This article is taken from the forthcoming edition of the Sustainable Policy Institute journal, August edition.
On 26 May 2021 at 3pm, the District Court in The Hague ruled that one of the world’s largest polluters, Royal Dutch Shell, must stop causing dangerous climate change. This is a tremendous victory for the environment, for the millions of people around the world threatened by climate change, the 17,000 co-claimants and the thousands of people who have supported this case over the years.
The obligation for Shell to drastically reduce its emissions follows from the unwritten standard of care, which the court has interpreted on the basis of the relevant climate science and human rights provisions. According to the court, Shell threatens to violate human rights with its activities, such as the right to life and the right to an undisturbed family life.
For that reason, Shell must immediately bring its greenhouse gas emissions in line with the 1.5°C target of the Paris agreement. Specifically, the verdict outlines that emissions must be reduced by net 45% by 2030 compared to the level of 2019. The verdict also entails a significant best-efforts reduction for its scope 3 emissions, which account for around 90% of total emissions.
The impact of this victory goes beyond the boardroom of Shell and should be viewed in conjunction with other recent events. Successful shareholder activism at ExxonMobil and Chevron as well as the latest International Energy Agency report are further proof that the end of the fossil fuel era is near. We seem to have arrived at a tipping point that will have far-reaching consequences.
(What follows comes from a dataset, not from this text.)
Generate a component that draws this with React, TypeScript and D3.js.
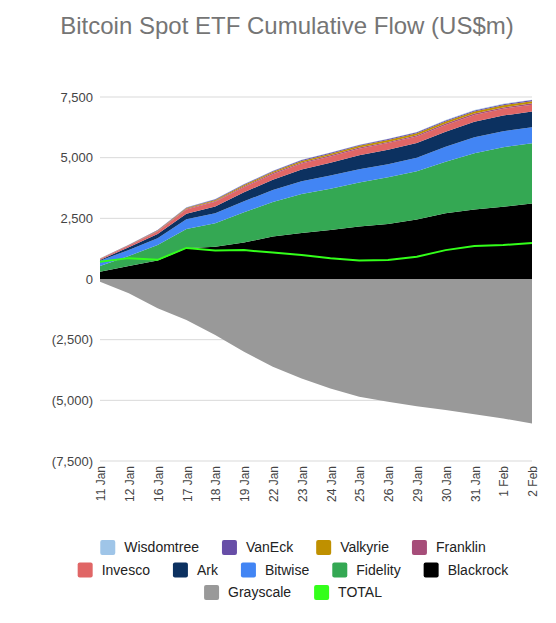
import * as d3 from "d3";
import { useEffect, useRef } from "react";

const dates = [
  "11 Jan", "12 Jan", "16 Jan", "17 Jan", "18 Jan", "19 Jan", "22 Jan", "23 Jan",
  "24 Jan", "25 Jan", "26 Jan", "29 Jan", "30 Jan", "31 Jan", "1 Feb", "2 Feb",
];

// cumulative flows per fund, US$m
const blackrock = [300, 540, 760, 1265, 1330, 1500, 1750, 1900, 2020, 2160, 2270, 2450, 2710, 2860, 2980, 3110];
const fidelity = [240, 410, 640, 795, 970, 1250, 1420, 1600, 1700, 1820, 1920, 1990, 2120, 2320, 2450, 2480];
const bitwise = [215, 250, 280, 400, 410, 450, 500, 530, 540, 540, 540, 560, 620, 660, 660, 665];
const ark = [30, 110, 175, 230, 280, 370, 420, 480, 530, 580, 600, 600, 620, 640, 645, 650];
const invesco = [40, 60, 100, 170, 190, 210, 230, 250, 260, 270, 270, 275, 280, 280, 280, 280];
const franklin = [10, 20, 25, 30, 35, 40, 45, 45, 50, 50, 50, 50, 55, 55, 55, 55];
const valkyrie = [5, 10, 20, 40, 45, 50, 55, 60, 65, 70, 75, 80, 85, 85, 90, 90];
const vaneck = [8, 12, 15, 20, 25, 30, 30, 35, 35, 35, 40, 40, 45, 45, 45, 45];
const wisdomtree = [2, 4, 6, 8, 10, 10, 10, 12, 12, 12, 12, 14, 14, 15, 15, 15];
const grayscale = [-110, -590, -1210, -1690, -2310, -3000, -3620, -4100, -4510, -4855, -5060, -5240, -5400, -5570, -5750, -5955];
const total = [715, 860, 790, 1280, 1170, 1190, 1090, 990, 860, 760, 780, 920, 1190, 1360, 1400, 1480];

const yTicks = [-7500, -5000, -2500, 0, 2500, 5000, 7500];

const seriesColors: Record<string, string> = {
  Wisdomtree: "#9fc5e8",
  VanEck: "#674ea7",
  Valkyrie: "#bf9000",
  Franklin: "#a64d79",
  Invesco: "#e06666",
  Ark: "#0c3160",
  Bitwise: "#4285f4",
  Fidelity: "#34a853",
  Blackrock: "#000000",
  Grayscale: "#999999",
  TOTAL: "#33ff1a",
};

const legendRows = [
  ["Wisdomtree", "VanEck", "Valkyrie", "Franklin"],
  ["Invesco", "Ark", "Bitwise", "Fidelity", "Blackrock"],
  ["Grayscale", "TOTAL"],
];

const width = 556;
const height = 623;
const plot = { left: 100, right: 532, top: 97, bottom: 461 };
const font = "'Liberation Sans', Arial, sans-serif";

export default function App() {
  const svgRef = useRef<SVGSVGElement>(null);

  useEffect(() => {
    if (!svgRef.current) return;
    const svg = d3.select(svgRef.current);
    svg.selectAll("*").remove();

    const rows = dates.map((d, i) => ({
      date: d,
      Blackrock: blackrock[i],
      Fidelity: fidelity[i],
      Bitwise: bitwise[i],
      Ark: ark[i],
      Invesco: invesco[i],
      Franklin: franklin[i],
      Valkyrie: valkyrie[i],
      VanEck: vaneck[i],
      Wisdomtree: wisdomtree[i],
      Grayscale: grayscale[i],
    }));

    const keys = ["Blackrock", "Fidelity", "Bitwise", "Ark", "Invesco", "Franklin", "Valkyrie", "VanEck", "Wisdomtree", "Grayscale"];

    const x = d3.scalePoint<string>().domain(dates).range([plot.left, plot.right]);
    const y = d3.scaleLinear().domain([-7500, 7500]).range([plot.bottom, plot.top]);

    // title
    svg.append("text")
      .attr("x", 287)
      .attr("y", 34)
      .attr("text-anchor", "middle")
      .attr("font-family", font)
      .attr("font-size", 24)
      .attr("fill", "#757575")
      .text("Bitcoin Spot ETF Cumulative Flow (US$m)");

    // gridlines + y labels
    const grid = svg.append("g");
    grid.selectAll("line")
      .data(yTicks)
      .join("line")
      .attr("x1", plot.left)
      .attr("x2", plot.right)
      .attr("y1", (d) => y(d))
      .attr("y2", (d) => y(d))
      .attr("stroke", "#d9d9d9")
      .attr("stroke-width", 1);

    const fmt = d3.format(",");
    grid.selectAll("text")
      .data(yTicks)
      .join("text")
      .attr("x", 93)
      .attr("y", (d) => y(d))
      .attr("dy", "0.35em")
      .attr("text-anchor", "end")
      .attr("font-family", font)
      .attr("font-size", 13)
      .attr("fill", "#444")
      .text((d) => (d < 0 ? `(${fmt(-d)})` : fmt(d)));

    // stacked areas, grayscale goes below zero
    const stacked = d3.stack<any>()
      .keys(keys)
      .offset(d3.stackOffsetDiverging)(rows);

    const area = d3.area<any>()
      .x((d) => x(d.data.date)!)
      .y0((d) => y(d[0]))
      .y1((d) => y(d[1]));

    svg.append("g")
      .selectAll("path")
      .data(stacked)
      .join("path")
      .attr("d", area)
      .attr("fill", (s) => seriesColors[s.key]);

    // total line
    const line = d3.line<number>()
      .x((_, i) => x(dates[i])!)
      .y((d) => y(d));

    svg.append("path")
      .datum(total)
      .attr("d", line)
      .attr("fill", "none")
      .attr("stroke", seriesColors.TOTAL)
      .attr("stroke-width", 2);

    // x labels
    svg.append("g")
      .selectAll("text")
      .data(dates)
      .join("text")
      .attr("transform", (d) => `translate(${x(d)! + 1}, 466) rotate(-90)`)
      .attr("dy", "0.35em")
      .attr("text-anchor", "end")
      .attr("font-family", font)
      .attr("font-size", 12)
      .attr("fill", "#444")
      .text((d) => d);

    // legend
    const legend = svg.append("g");
    const rowY = [547.5, 570, 592.5];
    legendRows.forEach((names, r) => {
      const g = legend.append("g");
      let cx = 0;
      names.forEach((name) => {
        g.append("rect")
          .attr("x", cx)
          .attr("y", rowY[r] - 7.5)
          .attr("width", 15)
          .attr("height", 15)
          .attr("rx", 2)
          .attr("fill", seriesColors[name]);
        const t = g.append("text")
          .attr("x", cx + 24)
          .attr("y", rowY[r])
          .attr("dy", "0.35em")
          .attr("font-family", font)
          .attr("font-size", 14)
          .attr("fill", "#222")
          .text(name);
        const w = (t.node() as SVGTextElement).getComputedTextLength();
        cx += 24 + w + 23;
      });
      const rowWidth = cx - 23;
      g.attr("transform", `translate(${293 - rowWidth / 2}, 0)`);
    });
  }, []);

  return (
    <div style={{ position: "absolute", left: 0, top: 0 }}>
      <svg ref={svgRef} width={width} height={height} style={{ display: "block", background: "#fff" }}></svg>
    </div>
  );
}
This also has important implications for the banks, insurers and pension funds that work with major climate polluters. Financiers have a legal obligation to operate within the limits of the climate agreement, and must also make an effort to reduce the CO2 emissions of its customers. They have the same responsibility for the climate impact of their financing activities.
This view is strengthened by a recent legal opinion that concludes that public financial institutions and the states that regulate them have a legal obligation not to provide financing for new fossil energy infrastructure. We believe the same applies to private financial institutions and that a judge, if asked, would rule that financial institutions will have to reduce the emissions of the activities financed and insured by them, in and outside the Netherlands, by the same percentage as is now imposed on Shell.
Developments in recent months have caused a sea change in how the world views the future of the fossil fuel industry and the accountability of multinational companies, including the responsibility of the financial institutions that continue to fund this industry. It is only a matter of time before citizens and civil society organisations hold more companies accountable through the courts if politicians and governments fail to do so.
This risk can lead to higher capital costs for the financial sector and diminished access to capital for those not able to keep up with investor expectations. To avoid repercussions, we call on them to align all investments and loans with the 1.5°C target of the Paris agreement. They need to set concrete targets and immediately halt financing and insuring projects for new fossil fuel infrastructure and coal, oil and gas extraction. The question is whether they act now or wait until they are forced to change.
Donald Pols is Director and Sjoukje van Oosterhout is Policy Officer Climate and Energy at Milieudefensie (Friends of the Earth Netherlands).